Of course it’s premature, they’re talking about the potential implications of this election. But I think some of those points are valid. I ended up making a separate thread to discuss that point and some other post-election conclusions.
Did Kerry?
If Oklahoma were the most racist state in the Union,the University of Texas football team would have been a lot better in the Seventies and Eighties.
Seriously. Darrell Royal and the Texas Longhorns had one of the last all-white teams in America. It was Royal’s refusal to recruit black players that allowed Oklahoma to come in and scoop up nearly every top black player in Texas for decades.
Oklahomans welcomed black players when most Southern schools couldn’t be bothered with them.
What about race being a factor in predominately black voting areas? Did Obama do better amongst blacks then say Kerry or Gore? If so, by how much?
He did do better in terms of both percentage and turnout. I think I already said so earlier in this thread, but whether or not that constitutes racism is debatable.
I read today (sorry, no cite) that Alabama “led” the way by having only 10% of its white population vote for Obama last week. Oklahoma, as I recall, was barely in the top ten.
It should go both ways though. If blacks voted in greater numbers and in greater percentages for Obama then it’s reasonable to ask if race was a factor. Just as if whites voted in greater numbers against him. Personally, I’m inclined to believe that race was a masssive consideration for many blacks voting for Obama.
Thus, could we not ask if (for example) Washington D.C. is the most racist city in America?
It’s not a given for me that this is “racism,” though.
There seem to be a lot of people who are sure that blacks supporting Obama are racist somehow. From my point of view, it’s a suspicion in search of the facts. Obama did get greater support than Kerry and Gore - I believe he got 95 percent of the black vote, while Kerry got 88 percent and Gore got 90 percent. That’s an increase, but not an enormous break with historical standards. And turnout was greater, as the campaign did make an effort to get stronger participation from black and other minority voters. I’m not convinced such support constitutes racism and I’ve yet to hear a convincing explanation for why it’s racist. These people would not have voted for Obama if they didn’t also agree with what he was saying, and it’s clear from historical trends that black people are overwhelmingly Democrat-leaning anyway.
That’s fine but that’s your interpretation. We should give the same benefit of the doubt to white voters who voted against Obama. Put another way, if you don’t see blacks voting for Obama because he is black as racism then I am not sure it’s intellectually tenable to consider it racism when whites do the same thing.
It’s a marked increase though and it’s more reasonable, given the percentage difference between the numbe of white voters who voted for Obama over Kerry and Gore, to analyze why they did that? A seven percent increase is a fairly big swing.
Again, it may go to your definition of racism.
I believe I’ve done that throughout this thread.
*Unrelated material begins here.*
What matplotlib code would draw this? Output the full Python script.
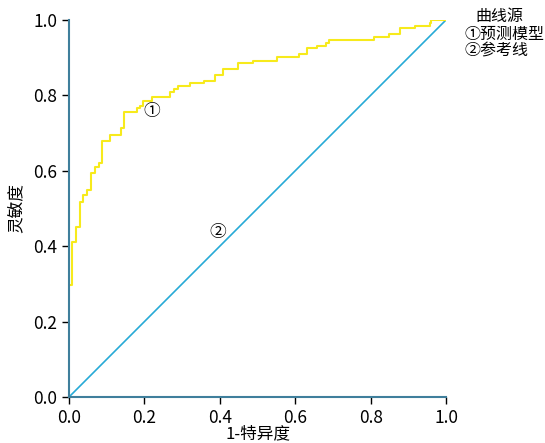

It is not reasonable to conclude that any individual white person who voted against Obama did so because of race without further evidence, and it’s not reasonable to conclude any individual black person voted for Obama because of race without further evidence.
Assuming black people voted for Obama just because of race is more reasonable than assuming white people vote for McCain just because of race? How do you figure?
In overall percentage terms, Obama did 4.4 percent better than Kerry. He did a little better than Kerry did among many groups, including white voters (43 percent vs. 41, according to Nate Silver). We know about the seven-point swing among black voters, so here are other group where he beat Kerry by seven points or more: Latinos, people making less than $15K/year, people making more than $200K/year, voters who never went to high school, voters who identified their race as “other” (not white, black, Latino or Asian), parents, “no religion” voters, and he beat Kerry by exactly seven percent among Catholic voters even though Kerry is a Catholic and Obama isn’t.
Basically, assuming black voters supported Obama only because of race overlooks the fact that a lot of other voting blocks liked him better than Kerry, too, and race was probably not a factor in most of those decisions. There is a fundamental assumption by many people that everybody can see past race except black people. (Or except black people and minorities, to be a little more charitable. If that’s charitable.) It’s not a sound assumption. That same thinking emerged after Colin Powell’s endorsement, too; you saw it in debates here and of course jackoff pundits also said the same thing.
Yay! We’re number 49! We’re number 49!